◆ **Input for this task**
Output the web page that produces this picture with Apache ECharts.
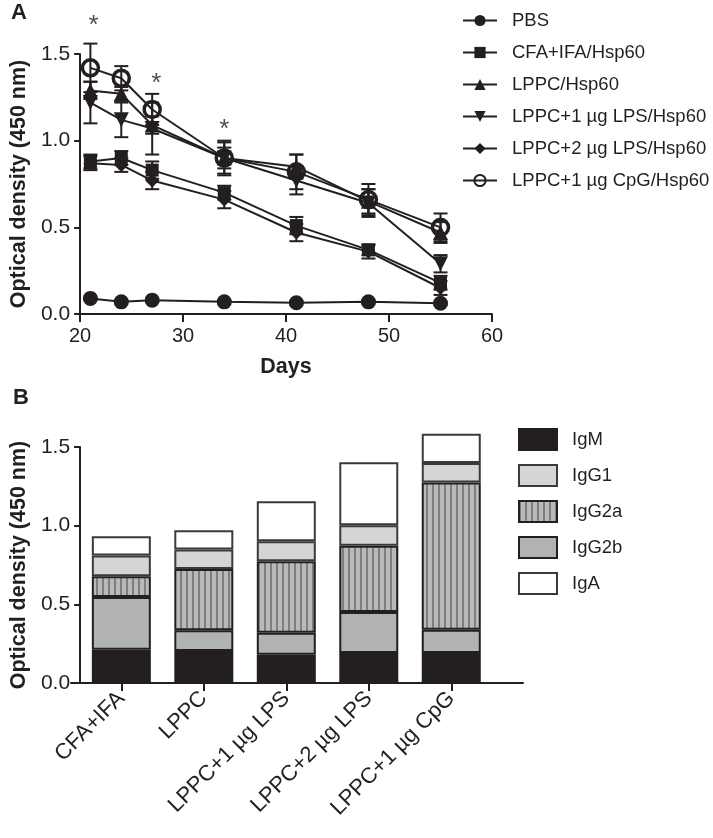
<!DOCTYPE html>
<html>
<head>
<meta charset="utf-8">
<script src="https://cdn.jsdelivr.net/npm/echarts@6/dist/echarts.min.js"></script>
<style>
html,body{margin:0;padding:0;background:#fff;}
#c{width:713px;height:838px;}
</style>
</head>
<body>
<div id="c"></div>
<script>
// ---------- Panel A data ----------
const days = [21, 24, 27, 34, 41, 48, 55];
const pbs    = [0.09, 0.07, 0.08, 0.07, 0.065, 0.07, 0.062];
const cfaIfa = [0.88, 0.90, 0.83, 0.70, 0.51, 0.37, 0.18];
const lppc   = [1.29, 1.27, 1.09, 0.90, 0.85, 0.65, 0.47];
const lps1   = [1.22, 1.12, 1.07, 0.90, 0.77, 0.64, 0.29];
const lps2   = [0.87, 0.86, 0.77, 0.66, 0.47, 0.36, 0.15];
const cpg    = [1.42, 1.36, 1.18, 0.90, 0.82, 0.66, 0.50];
const pbsErr    = [0.01, 0.01, 0.01, 0.01, 0.01, 0.01, 0.01];
const cfaIfaErr = [0.04, 0.04, 0.05, 0.04, 0.05, 0.03, 0.04];
const lppcErr   = [0.05, 0.04, 0.05, 0.06, 0.07, 0.07, 0.06];
const lps1Err   = [0.12, 0.10, 0.15, 0.09, 0.08, 0.08, 0.05];
const lps2Err   = [0.04, 0.04, 0.05, 0.05, 0.05, 0.04, 0.04];
const cpgErr    = [0.14, 0.07, 0.09, 0.10, 0.10, 0.09, 0.08];
const seriesNamesA = ['PBS', 'CFA+IFA/Hsp60', 'LPPC/Hsp60', 'LPPC+1 µg LPS/Hsp60', 'LPPC+2 µg LPS/Hsp60', 'LPPC+1 µg CpG/Hsp60'];
const stars = [[21.3, 1.66], [27.4, 1.33], [34, 1.06]];

// ---------- Panel B data ----------
const groups = ['CFA+IFA', 'LPPC', 'LPPC+1 µg LPS', 'LPPC+2 µg LPS', 'LPPC+1 µg CpG'];
const igM   = [0.212, 0.204, 0.180, 0.191, 0.191];
const igG2b = [0.335, 0.131, 0.140, 0.260, 0.148];
const igG2a = [0.131, 0.390, 0.454, 0.422, 0.935];
const igG1  = [0.132, 0.123, 0.127, 0.129, 0.125];
const igA   = [0.123, 0.123, 0.254, 0.401, 0.186];
const isotypeLegend = ['IgM', 'IgG1', 'IgG2a', 'IgG2b', 'IgA'];

const INK = '#231f20';
const FONT = "'Liberation Sans', Arial, sans-serif";

// stripe pattern for IgG2a
const pc = document.createElement('canvas');
pc.width = 6; pc.height = 10;
const pctx = pc.getContext('2d');
pctx.fillStyle = '#b9b9b9'; pctx.fillRect(0, 0, 6, 10);
pctx.fillStyle = '#7e7e7e'; pctx.fillRect(0, 0, 2, 10);
const stripe = { image: pc, repeat: 'repeat' };

const chart = echarts.init(document.getElementById('c'), null, { renderer: 'canvas' });

function errSeries(vals, errs) {
  return {
    type: 'custom', xAxisIndex: 0, yAxisIndex: 0, z: 1, silent: true,
    data: days.map((d, i) => [d, vals[i] - errs[i], vals[i] + errs[i]]),
    renderItem: function (params, api) {
      const lo = api.coord([api.value(0), api.value(1)]);
      const hi = api.coord([api.value(0), api.value(2)]);
      const hw = 7;
      const st = { stroke: INK, lineWidth: 2 };
      return {
        type: 'group', children: [
          { type: 'line', shape: { x1: lo[0], y1: lo[1], x2: hi[0], y2: hi[1] }, style: st },
          { type: 'line', shape: { x1: lo[0] - hw, y1: lo[1], x2: lo[0] + hw, y2: lo[1] }, style: st },
          { type: 'line', shape: { x1: hi[0] - hw, y1: hi[1], x2: hi[0] + hw, y2: hi[1] }, style: st }
        ]
      };
    }
  };
}

function lineSeries(name, vals, symbol, size, extra) {
  return Object.assign({
    name: name, type: 'line', xAxisIndex: 0, yAxisIndex: 0, z: 3,
    data: days.map((d, i) => [d, vals[i]]),
    symbol: symbol, symbolSize: size, showAllSymbol: true,
    lineStyle: { color: INK, width: 2 },
    itemStyle: { color: INK, borderColor: INK, borderWidth: 0 },
    emphasis: { disabled: true }
  }, extra || {});
}

function barSeries(name, vals, color, border) {
  return {
    name: name, type: 'bar', stack: 'iso', xAxisIndex: 1, yAxisIndex: 1,
    barWidth: 59, clip: false,
    data: vals,
    itemStyle: { color: color, borderColor: border || INK, borderWidth: 2 },
    emphasis: { disabled: true }
  };
}

const axisTitle = { fontSize: 21.5, fontWeight: 'bold', color: INK, fontFamily: FONT };
const tickLbl = { fontSize: 20, color: INK, fontFamily: FONT };

const option = {
  animation: false,
  backgroundColor: '#fff',
  textStyle: { fontFamily: FONT, color: INK },
  graphic: [
    { type: 'text', left: 11, top: 2, style: { text: 'A', font: 'bold 22px ' + FONT, fill: INK } },
    { type: 'text', left: 13, top: 387, style: { text: 'B', font: 'bold 22px ' + FONT, fill: INK } }
  ],
  grid: [
    { left: 74, top: 54, width: 418, height: 260 },
    { left: 71, top: 447, width: 421.5, height: 236 },
    { left: 71, top: 447, width: 452, height: 236 }
  ],
  xAxis: [
    {
      gridIndex: 0, type: 'value', min: 20, max: 60, interval: 10,
      name: 'Days', nameLocation: 'middle', nameGap: 42,
      nameTextStyle: axisTitle,
      axisLine: { show: true, onZero: false, lineStyle: { color: INK, width: 2 } },
      axisTick: { show: true, length: 8, lineStyle: { color: INK, width: 2 } },
      axisLabel: Object.assign({ margin: 12 }, tickLbl),
      splitLine: { show: false }
    },
    {
      gridIndex: 1, type: 'category', data: groups, boundaryGap: true,
      axisLine: { show: false },
      axisTick: { show: true, alignWithLabel: true, length: 8, lineStyle: { color: INK, width: 2 } },
      axisLabel: Object.assign({}, tickLbl, { rotate: 45, margin: 12, interval: 0, fontSize: 22 }),
      splitLine: { show: false }
    },
    {
      gridIndex: 2, type: 'value', min: 0, max: 1,
      axisLine: { show: true, onZero: false, lineStyle: { color: INK, width: 2 } },
      axisTick: { show: false }, axisLabel: { show: false }, splitLine: { show: false }
    }
  ],
  yAxis: [
    {
      gridIndex: 0, type: 'value', min: 0, max: 1.5, interval: 0.5,
      name: 'Optical density (450 nm)', nameLocation: 'middle', nameGap: 44,
      nameTextStyle: axisTitle,
      axisLine: { show: true, lineStyle: { color: INK, width: 2 } },
      axisTick: { show: true, length: 6, lineStyle: { color: INK, width: 2 } },
      axisLabel: Object.assign({}, tickLbl, { margin: 10, fontSize: 21, formatter: v => v.toFixed(1) }),
      splitLine: { show: false }
    },
    {
      gridIndex: 1, type: 'value', min: 0, max: 1.5, interval: 0.5,
      name: 'Optical density (450 nm)', nameLocation: 'middle', nameGap: 43,
      nameTextStyle: axisTitle,
      axisLine: { show: true, lineStyle: { color: INK, width: 2 } },
      axisTick: { show: true, length: 6, lineStyle: { color: INK, width: 2 } },
      axisLabel: Object.assign({}, tickLbl, { margin: 10, fontSize: 21, formatter: v => v.toFixed(1) }),
      splitLine: { show: false }
    },
    {
      gridIndex: 2, type: 'value', min: 0, max: 1, show: false
    }
  ],
  legend: [
    {
      data: seriesNamesA, orient: 'vertical', left: 462, top: 11, padding: 0,
      itemWidth: 34, itemHeight: 14, itemGap: 13,
      textStyle: { fontSize: 18.5, color: INK, fontFamily: FONT, padding: [0, 0, 0, 10] },
      selectedMode: false
    },
    {
      data: isotypeLegend, orient: 'vertical', left: 518, top: 428, padding: 0,
      itemWidth: 38, itemHeight: 21, itemGap: 13, icon: 'rect',
      textStyle: { fontSize: 18.5, color: INK, fontFamily: FONT, padding: [0, 0, 0, 10] },
      selectedMode: false
    }
  ],
  series: [
    errSeries(pbs, pbsErr),
    errSeries(cfaIfa, cfaIfaErr),
    errSeries(lppc, lppcErr),
    errSeries(lps1, lps1Err),
    errSeries(lps2, lps2Err),
    errSeries(cpg, cpgErr),
    lineSeries(seriesNamesA[0], pbs, 'circle', 15),
    lineSeries(seriesNamesA[1], cfaIfa, 'rect', 13),
    lineSeries(seriesNamesA[2], lppc, 'triangle', 15),
    lineSeries(seriesNamesA[3], lps1, 'triangle', 15, { symbolRotate: 180 }),
    lineSeries(seriesNamesA[4], lps2, 'diamond', 14),
    lineSeries(seriesNamesA[5], cpg, 'circle', 16, {
      itemStyle: { color: 'rgba(255,255,255,0)', borderColor: INK, borderWidth: 3.5 }
    }),
    {
      type: 'scatter', xAxisIndex: 0, yAxisIndex: 0, symbolSize: 1, silent: true, clip: false,
      itemStyle: { color: 'rgba(0,0,0,0)' },
      data: stars,
      label: { show: true, position: 'inside', formatter: '*', fontSize: 26, color: INK, fontFamily: FONT }
    },
    barSeries('IgM', igM, INK),
    barSeries('IgG2b', igG2b, '#b1b2b4'),
    barSeries('IgG2a', igG2a, stripe),
    barSeries('IgG1', igG1, '#d4d5d7', '#3a3a3a'),
    barSeries('IgA', igA, '#ffffff', '#3a3a3a')
  ]
};
chart.setOption(option);
</script>
</body>
</html>
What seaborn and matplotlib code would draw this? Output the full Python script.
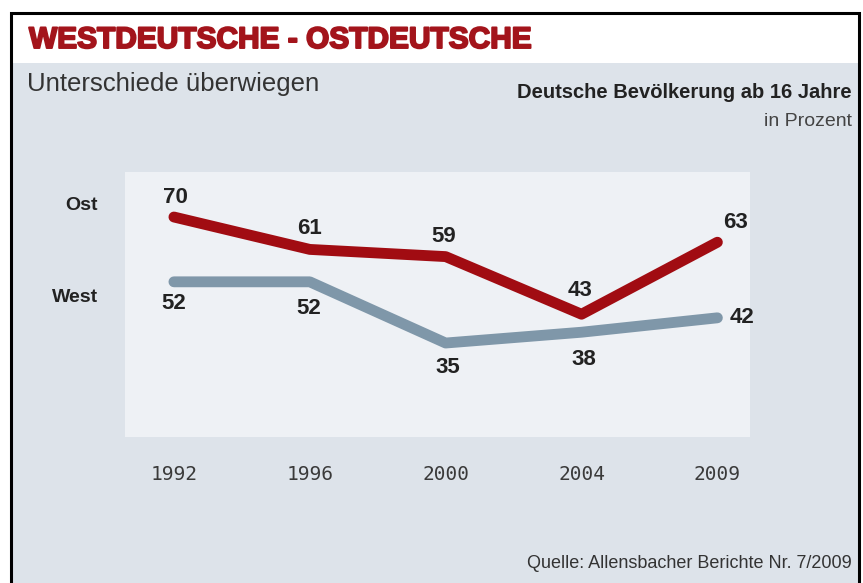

◆ **Stated goal**
Begin at the first line of the data above and repeat each line exactly, stopping after the line containing "const stars = [[21.3, 1.66], [27.4, 1.33], [34, 1.06]];". Omit the pictures.

◆ **Exercise result**
Output the web page that produces this picture with Apache ECharts.
<!DOCTYPE html>
<html>
<head>
<meta charset="utf-8">
<script src="https://cdn.jsdelivr.net/npm/echarts@6/dist/echarts.min.js"></script>
<style>
html,body{margin:0;padding:0;background:#fff;}
#c{width:713px;height:838px;}
</style>
</head>
<body>
<div id="c"></div>
<script>
// ---------- Panel A data ----------
const days = [21, 24, 27, 34, 41, 48, 55];
const pbs    = [0.09, 0.07, 0.08, 0.07, 0.065, 0.07, 0.062];
const cfaIfa = [0.88, 0.90, 0.83, 0.70, 0.51, 0.37, 0.18];
const lppc   = [1.29, 1.27, 1.09, 0.90, 0.85, 0.65, 0.47];
const lps1   = [1.22, 1.12, 1.07, 0.90, 0.77, 0.64, 0.29];
const lps2   = [0.87, 0.86, 0.77, 0.66, 0.47, 0.36, 0.15];
const cpg    = [1.42, 1.36, 1.18, 0.90, 0.82, 0.66, 0.50];
const pbsErr    = [0.01, 0.01, 0.01, 0.01, 0.01, 0.01, 0.01];
const cfaIfaErr = [0.04, 0.04, 0.05, 0.04, 0.05, 0.03, 0.04];
const lppcErr   = [0.05, 0.04, 0.05, 0.06, 0.07, 0.07, 0.06];
const lps1Err   = [0.12, 0.10, 0.15, 0.09, 0.08, 0.08, 0.05];
const lps2Err   = [0.04, 0.04, 0.05, 0.05, 0.05, 0.04, 0.04];
const cpgErr    = [0.14, 0.07, 0.09, 0.10, 0.10, 0.09, 0.08];
const seriesNamesA = ['PBS', 'CFA+IFA/Hsp60', 'LPPC/Hsp60', 'LPPC+1 µg LPS/Hsp60', 'LPPC+2 µg LPS/Hsp60', 'LPPC+1 µg CpG/Hsp60'];
const stars = [[21.3, 1.66], [27.4, 1.33], [34, 1.06]];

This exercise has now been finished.